[Collected data]:
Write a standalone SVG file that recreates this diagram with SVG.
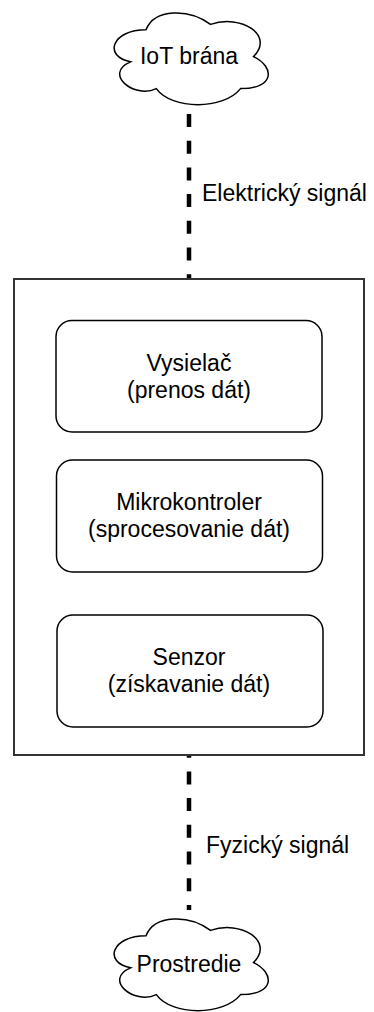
<svg xmlns="http://www.w3.org/2000/svg" width="374" height="1012" viewBox="0 0 374 1012">
<style>
text{font-family:"Liberation Sans",Arial,sans-serif;font-size:23px;fill:#000;}
.c{text-anchor:middle;}
.box{fill:#fff;stroke:#000;stroke-width:1.5;}
.outer{fill:#fff;stroke:#333;stroke-width:2;}
.cloud{fill:#fff;stroke:#000;stroke-width:1.5;}
.dash{stroke:#000;stroke-width:4.5;stroke-dasharray:13 13.7;fill:none;}
</style>
<defs>
<path id="cloudShape" d="M43,26.75 C8.6,26.75 0,53.5 27.52,58.85 C0,70.62 30.96,96.3 53.32,85.6 C68.8,107 120.4,107 137.6,85.6 C172,85.6 172,64.2 150.5,53.5 C172,32.1 137.6,10.7 107.5,21.4 C86,5.35 51.6,5.35 43,26.75 Z"/>
</defs>
<g id="connectors">
<path class="dash" d="M189,114 L189,279"/>
<path class="dash" d="M189,755 L189,910" stroke-dashoffset="10.3"/>
<text x="202" y="201">Elektrický signál</text>
<text x="206" y="853">Fyzický signál</text>
</g>
<g id="system">
<rect class="outer" x="14" y="279" width="350" height="476"/>
</g>
<g id="vysielac">
<rect class="box" x="56" y="320.5" width="266" height="111.5" rx="16"/>
<text class="c" x="189" y="370.5">Vysielač</text>
<text class="c" x="189" y="397.5">(prenos dát)</text>
</g>
<g id="mikrokontroler">
<rect class="box" x="56.5" y="460" width="266" height="112" rx="16"/>
<text class="c" x="189" y="510">Mikrokontroler</text>
<text class="c" x="189" y="537">(sprocesovanie dát)</text>
</g>
<g id="senzor">
<rect class="box" x="57" y="615" width="266" height="112" rx="16"/>
<text class="c" x="189" y="665">Senzor</text>
<text class="c" x="189" y="692">(získavanie dát)</text>
</g>
<g id="iot-brana">
<use href="#cloudShape" class="cloud" x="103" y="3"/>
<text class="c" x="189" y="64">IoT brána</text>
</g>
<g id="prostredie">
<use href="#cloudShape" class="cloud" x="103" y="909"/>
<text class="c" x="189" y="972">Prostredie</text>
</g>
</svg>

[Work to do]: Leave the pictures out and copy the rest of the data exactly.

[Correct answer]:
Write a standalone SVG file that recreates this diagram with SVG.
<svg xmlns="http://www.w3.org/2000/svg" width="374" height="1012" viewBox="0 0 374 1012">
<style>
text{font-family:"Liberation Sans",Arial,sans-serif;font-size:23px;fill:#000;}
.c{text-anchor:middle;}
.box{fill:#fff;stroke:#000;stroke-width:1.5;}
.outer{fill:#fff;stroke:#333;stroke-width:2;}
.cloud{fill:#fff;stroke:#000;stroke-width:1.5;}
.dash{stroke:#000;stroke-width:4.5;stroke-dasharray:13 13.7;fill:none;}
</style>
<defs>
<path id="cloudShape" d="M43,26.75 C8.6,26.75 0,53.5 27.52,58.85 C0,70.62 30.96,96.3 53.32,85.6 C68.8,107 120.4,107 137.6,85.6 C172,85.6 172,64.2 150.5,53.5 C172,32.1 137.6,10.7 107.5,21.4 C86,5.35 51.6,5.35 43,26.75 Z"/>
</defs>
<g id="connectors">
<path class="dash" d="M189,114 L189,279"/>
<path class="dash" d="M189,755 L189,910" stroke-dashoffset="10.3"/>
<text x="202" y="201">Elektrický signál</text>
<text x="206" y="853">Fyzický signál</text>
</g>
<g id="system">
<rect class="outer" x="14" y="279" width="350" height="476"/>
</g>
<g id="vysielac">
<rect class="box" x="56" y="320.5" width="266" height="111.5" rx="16"/>
<text class="c" x="189" y="370.5">Vysielač</text>
<text class="c" x="189" y="397.5">(prenos dát)</text>
</g>
<g id="mikrokontroler">
<rect class="box" x="56.5" y="460" width="266" height="112" rx="16"/>
<text class="c" x="189" y="510">Mikrokontroler</text>
<text class="c" x="189" y="537">(sprocesovanie dát)</text>
</g>
<g id="senzor">
<rect class="box" x="57" y="615" width="266" height="112" rx="16"/>
<text class="c" x="189" y="665">Senzor</text>
<text class="c" x="189" y="692">(získavanie dát)</text>
</g>
<g id="iot-brana">
<use href="#cloudShape" class="cloud" x="103" y="3"/>
<text class="c" x="189" y="64">IoT brána</text>
</g>
<g id="prostredie">
<use href="#cloudShape" class="cloud" x="103" y="909"/>
<text class="c" x="189" y="972">Prostredie</text>
</g>
</svg>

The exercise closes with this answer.